Donc l’empreinte carbone est recalculée à hauteur de 26,6 Mt CO2 en 2019, soit 0,06 % des émissions CO2 mondiales en 2019.
Dans le même temps, 40 % de la population française n’est jamais montée dans un avion, mais en plus les voyages familiaux sont plus que rares.
« En 2018, les 2/3 des voyages en avion sont réalisés pour le loisir, tandis que le tiers restant se répartit à peu près équitablement entre vols professionnels et vols familiaux, » poursuit l’étude.
Le rapport a aussi émis quelques hypothèses, comme le poids grandissant du long-courrier et les progrès technologiques.
Pour maintenir l’Accord de Paris, un vol tous les 10 ans ?
Le cabinet a anticipé un gain très ambitieux de 3% par an, lié non seulement à l’innovation et aux carburants durables. Entre 2000 et 2021, les émissions ont décru en moyenne de 1,4% par an, selon le Ministère de la Transition écologique et de la Cohésion des territoires.
La méthodologie étant partiellement expliquée, nous pouvons entrer dans le vif du sujet et commenter les propositions de Greenpeace.
Pour respecter l’Accord de Paris et dans le cadre du scénario le plus optimiste SSP1-1.9, nous devrions limiter le nombre de vols à 2 allers-retours long-courriers (ou 7,5 allers-retours, tous vols confondus), jusqu’au 1er janvier 2050.
Pour rappel, la trajectoire actuelle est très éloignée du 1,5 degré fixé par la COP21, puisque nous sommes déjà un réchauffement global de 1,2 degré. Nous devrions donc faire des efforts très importants.
Dans le cadre du 2e scénario privilégié, donc d’une hausse limitée à 2 degrés, lui aussi assez peu probable, nous devrions alors seulement limiter à 5,5 vols allers-retours long-courriers (toujours jusqu’au 1er janvier 2050).
La proposition souhaite maintenir une sorte d’équité sociale, en répartissant l’effort sur l’ensemble de la population, même si les classes les plus aisées ont une consommation de l’aérien et une pollution bien plus importante que le reste des Français.
Greenpeace : « Aujourd’hui les Français prennent un long-courrier tous les 5 ans«
« Forcément si on a l’habitude de prendre l’avion ça paraît peu. Néanmoins, aujourd’hui les Français prennent un long-courrier tous les 5 ans en moyenne, ça n’est donc pas si révolutionnaire et ça n’est pas rien du tout.

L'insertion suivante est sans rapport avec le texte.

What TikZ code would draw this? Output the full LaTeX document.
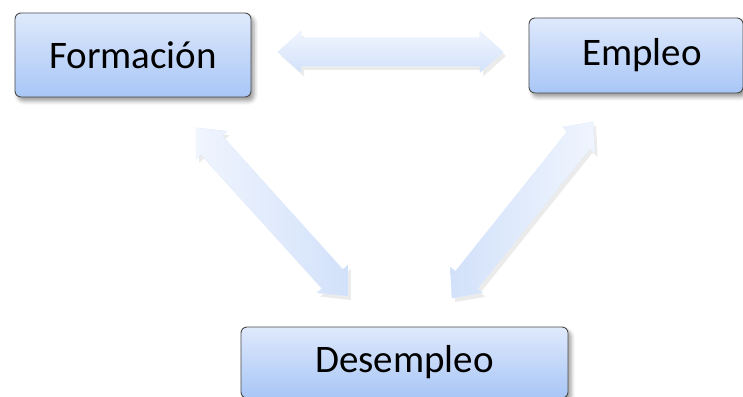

La rareté peut rendre ces grands voyages encore plus uniques et mémorables.
C’est aussi une moyenne : pour certains usages, comme les familles éclatées sur plusieurs continents, l’avion reste nécessaire et inévitable, » analyse Alexis Chailloux, le responsable voyage bas-carbone chez Greenpeace France.
Dans le même temps, Greenpace appelle à réguler le secteur aérien, en mettant fin aux avantages fiscaux dont il bénéficie, avec l’exemption de taxe sur le kérosène et de TVA sur les billets d’avions internationaux.

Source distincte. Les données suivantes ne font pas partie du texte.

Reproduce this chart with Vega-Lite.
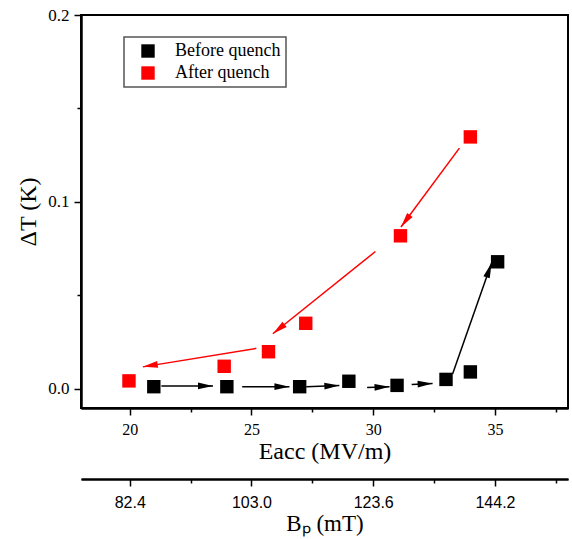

Et l’ONG estime aussi qu’il serait plus judicieux d’allouer ces ressources dans les transports bas carbone, notamment le ferroviaire, pour lutter contre le dérèglement climatique.
Elle invite à la création d’un moratoire sur les extensions d’aéroport, ainsi qu’un plafonnement à la baisse des mouvements dans les principaux aéroports français.
De plus, Greenpeace émet l’idée d’interdire les publicités faisant la promotion de produits et services néfastes pour le climat, comme ceux du secteur aérien.